Попутно стоит заметить, что все основные течения внутри библеистики зарождались в протестантской среде, прежде всего либеральной. Католические, а затем и православные богословы могли перенимать (как правило, медленно, осторожно и лишь до некоторой степени) одни их идеи и отвергать другие, более радикальные, но их реакция была по преимуществу именно что реакцией на идеи протестантов. В современной же библеистике нечасто приходится слышать о конфессиональных границах: сторонники одной теории могут принадлежать к разным кон­фессиям или не принадлежать ни к какой, и внутри одной конфессии встречаются люди с очень разными взглядами. Но если говорить о возникновении новых идей, то первенство со времён Реформации остаётся за протестантским миром. Кроме того, стоит отметить, что вплоть до начала XX в. основным центром библеис­тики была Германия, а в течение XX в. эта роль отчасти перешла к Британии и США, впрочем, не в ущерб германским научным и богословским центрам. Таким образом, основной язык классической библейской критики - немецкий, основной язык современной библеистики - английский.

Среди современных библеистов, пожалуй, невозможно найти таких, которые полностью следовали бы всем методам и выводам классической библейской критики. Однако в рамках этого направле­ния возникло несколько достаточно важных школ, дисциплин, методов анализа, которые мы и рассмотрим далее. На английском и немецком языках принято говорить о критике : текста, источников, редакций и т. д., - однако по-русски слово “кри­тика” слишком тесно связано со значением полного отрицания, поэтому мы будем говорить скорее об анализе .

Классическая библейская критика делилась на “низкую”, к которой относилась только текстология, и “высокую”, куда обычно определяли все остальные дисциплины, но сегодня такое иерархическое деление уже стало редкостью. В каком-то смысле “низкая” критика оказалась намного убедительней “высокой” - может быть, потому, что имела дело с конкретным рукописным материалом.

Разновидности “библейской критики”

Текстология

До нас не дошли автографы библейских текстов (самые первые рукописи, созданные непосредственно авторами). Но мы располагаем значительным количеством различных рукописей и других источников (например, библейских цитат в произведениях более поздних авторов) - все вместе они иногда называются свиде­тельствами или свидетелями. Текстология, или тексту­альная критика видит свою цель в изучении всех доступных свидетельств и в восстановлении, насколько это возможно, первоначального текста того или иного памятника письменности. Иногда проводят такое различение: текстология есть наука скорее теоретическая, тогда как текстуальная критика сводится к практике сопоставления различных рукописей и реконструкции изначального состояния текста . Такая работа проводится над лю­бым древним текстом, не только над Библией.

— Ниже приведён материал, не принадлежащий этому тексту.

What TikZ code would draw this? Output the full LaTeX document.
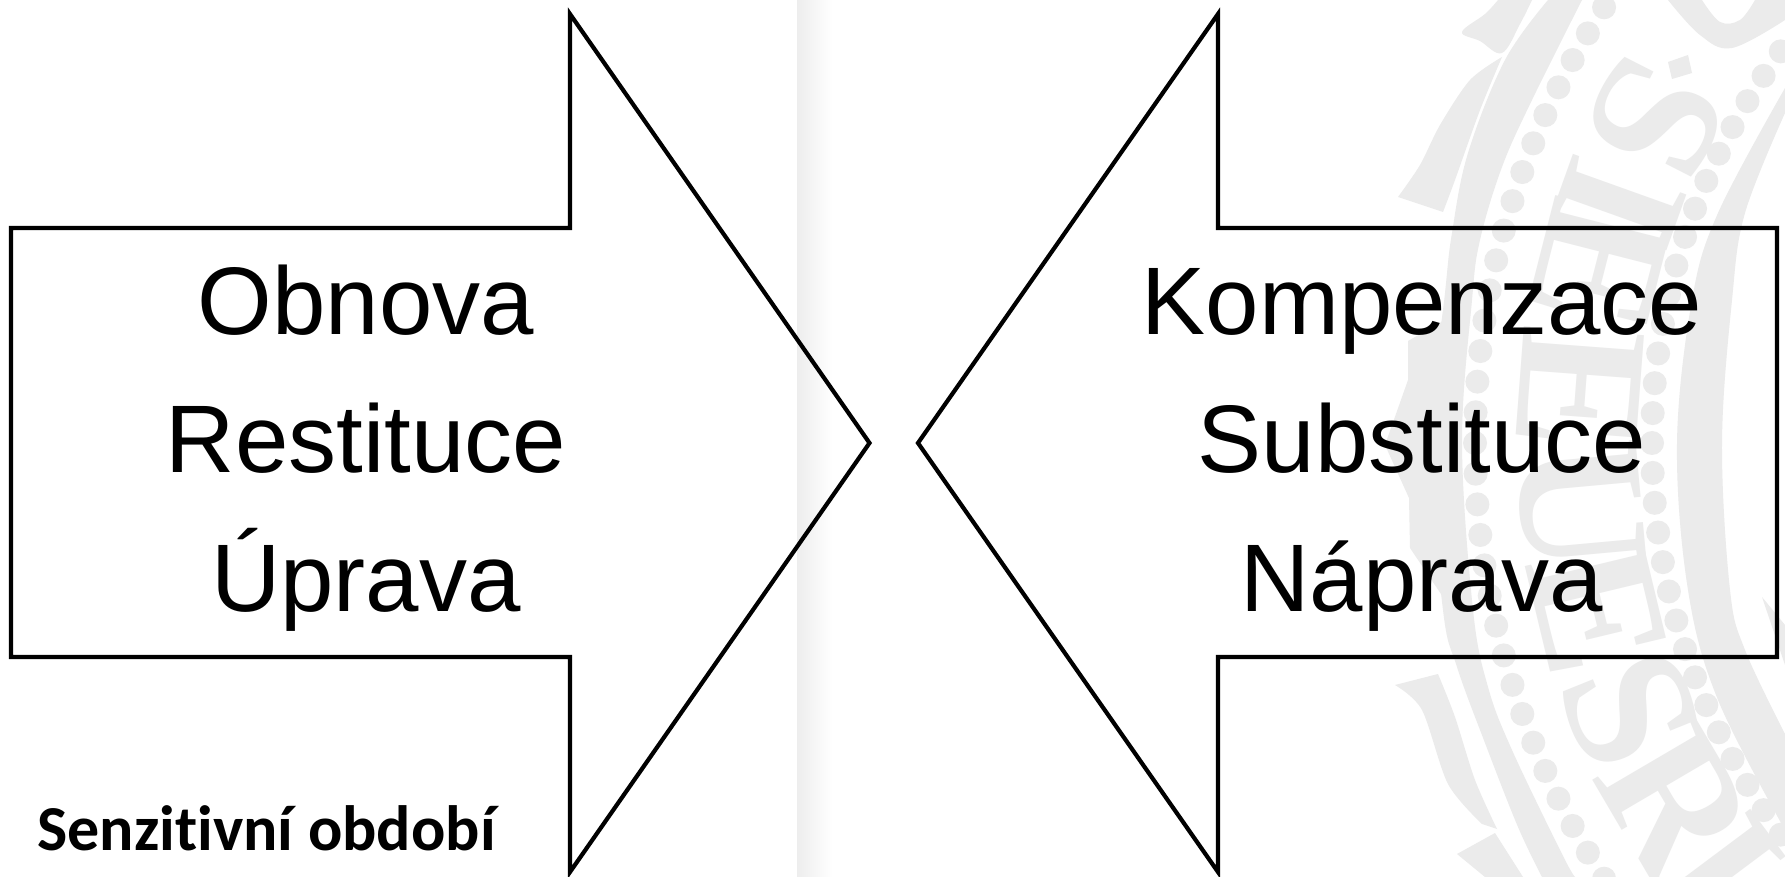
\documentclass[tikz,border=0pt]{standalone}
\usepackage{fontspec}
\setmainfont{Liberation Sans}
\newfontfamily\carl[Ligatures=NoCommon]{Carlito}
\newfontfamily\wmserif{Liberation Serif}
\definecolor{wm}{HTML}{EBEBEB}
\tikzset{
  wmfill/.style={fill=wm,draw=none},
  bead/.style={fill=wm,draw=none},
  wmletter/.style={text=wm,inner sep=0pt,font=\wmserif\bfseries\fontsize{92}{92}\selectfont},
  arrowline/.style={draw=black,line width=2.1pt,miter limit=10,line join=miter},
  biglabel/.style={anchor=base,inner sep=0pt,text=black,font=\fontsize{48}{50}\selectfont},
  notelabel/.style={anchor=base west,inner sep=0pt,text=black,font=\carl\bfseries\fontsize{32}{34}\selectfont},
}
\begin{document}
\begin{tikzpicture}[x=0.5pt,y=-0.5pt]
\clip (0,0) rectangle (1785,877);
\fill[white] (0,0) rectangle (1785,877);
% soft fold strip
\shade[left color=black!7,right color=white] (797,0) rectangle (832,877);
% watermark: rings of beads
\foreach \k in {-17,...,17}{
  \fill[bead] ({2275-800*cos(\k*2.2)},{443-800*sin(\k*2.2)}) circle (12);
}
\foreach \k in {-17,...,17}{
  \fill[bead] ({2312-660*cos(\k*2.6)},{443-660*sin(\k*2.6)}) circle (12);
}
% watermark: bands
\fill[wmfill] plot[smooth,tension=.6] coordinates {(1548,0)(1505,60)(1468,153)(1452,233)(1445,293)(1430,443)(1443,610)(1457,667)(1485,743)(1518,827)(1542,877)}
  -- plot[smooth,tension=.6] coordinates {(1575,877)(1562,854)(1512,750)(1488,687)(1473,610)(1462,443)(1472,300)(1480,240)(1502,167)(1532,100)(1582,0)} -- cycle;
\fill[wmfill] (1408,341)--(1408,380)--(1385,445)--(1409,498)--(1410,548)--(1445,600)--(1445,320)--cycle;
\fill[wmfill] plot[smooth,tension=.6] coordinates {(1785,88)(1718,213)(1692,300)(1677,443)(1688,590)(1718,700)(1785,830)}
  -- plot[smooth,tension=.6] coordinates {(1785,734)(1745,650)(1730,590)(1722,443)(1732,300)(1745,213)(1785,113)} -- cycle;
\fill[wmfill] (1762,597)--(1785,625)--(1785,665)--cycle;
% watermark: outer flourishes
\fill[wmfill] plot[smooth,tension=.6] coordinates {(1498,0)(1485,14)(1462,32)(1480,41)(1502,53)(1520,24)(1532,0)} -- cycle;
\fill[wmfill] plot[smooth,tension=.5] coordinates {(1502,57)(1470,80)(1440,125)(1420,165)(1398,197)} -- (1443,212) -- plot[smooth,tension=.5] coordinates {(1443,212)(1455,180)(1480,110)(1502,57)} -- cycle;
\fill[wmfill] (1395,685) -- (1438,674) -- plot[smooth,tension=.5] coordinates {(1438,674)(1455,717)(1475,780)(1497,829)} -- plot[smooth,tension=.5] coordinates {(1482,824)(1448,784)(1422,710)(1395,685)} -- cycle;
\fill[wmfill] (1457,854) -- (1495,833) -- (1523,877) -- (1485,877) -- cycle;
\fill[wmfill] plot[smooth,tension=.6] coordinates {(1668,0)(1700,35)(1732,48)(1785,20)} -- (1785,0)
  -- plot[smooth,tension=.6] coordinates {(1755,0)(1740,20)(1720,22)(1702,0)} -- cycle;
\fill[wmfill] (1668,62)--(1688,55)--(1692,73)--(1672,79)--cycle;
% watermark: letters of the seal
\foreach \n/\l/\a in {wa/S/27,wb/I/19.7,wc/E/14.3,wd/E/4.3,we/U/-5.2,wf/E/-13.5,wg/S/-22,wh/R/-30.4,wi/I/-36.8}{
  \node[wmletter,rotate=-90-\a] (\n) at ({2290-712*cos(\a)},{443-712*sin(\a)}) {\l};
}
% arrows
\draw[arrowline] (11,228) -- (570,228) -- (570,14) -- (869.5,443) -- (570,872) -- (570,657) -- (11,657) -- cycle;
\draw[arrowline] (1777,228) -- (1218,228) -- (1218,14) -- (918,443) -- (1218,872) -- (1218,657) -- (1777,657) -- cycle;
% labels
\node[biglabel] (l1) at (366,335) {Obnova};
\node[biglabel] (l2) at (366,473) {Restituce};
\node[biglabel] (l3) at (366,611) {Úprava};
\node[biglabel] (r1) at (1422,335) {Kompenzace};
\node[biglabel] (r2) at (1422,473) {Substituce};
\node[biglabel] (r3) at (1422,611) {Náprava};
\node[notelabel] (note) at (37,850) {Senzitivní období};
\end{tikzpicture}
\end{document}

Ошибки могут прокрасться в любой переписываемый от руки документ, а порой в него вносятся и сознательные исправления. Поэтому текстология со временем выработала некоторые основные принципы. Вот некоторые из них:

  • учитывается не число свидетельств, а их “вес”, то есть древ­ность и степень независимости от других свидетелей;
  • рукописи необходимо сопоставлять между собой, чтобы выявить их относительную генеалогию, и затем сравнивать “родителей” каждой такой “семьи”;
  • более краткий вариант обычно оказывается изначальным, так как переписчикам свойственно скорее добавлять, чем про­пускать текст;
  • при наличии в более полном варианте буквальных повторов, наоборот, предпочтительнее он, так как пропуск текста между повторами легко объяснить небрежностью переписчика;
  • более сложный для понимания текст обычно оказывается изначальным, так как переписчикам свойственно скорее упрощать, чем усложнять текст;
  • пояснения к непонятному слову или выражению могут быть поздними глоссами (примечаниями), случайно внесёнными в текст, и т. д.

Тщательно исследуя совокупность свидетельств, текстологи стремятся, насколько это возможно, создать максимально близкий к автографу критический текст. Сам по себе он является реконструкцией, то есть не совпадает полностью ни с одной существующей рукописью, но можно считать, что во всех спор­ных случаях он выбирает вариант чтения, который с наибольшей долей вероятности совпадает с автографом.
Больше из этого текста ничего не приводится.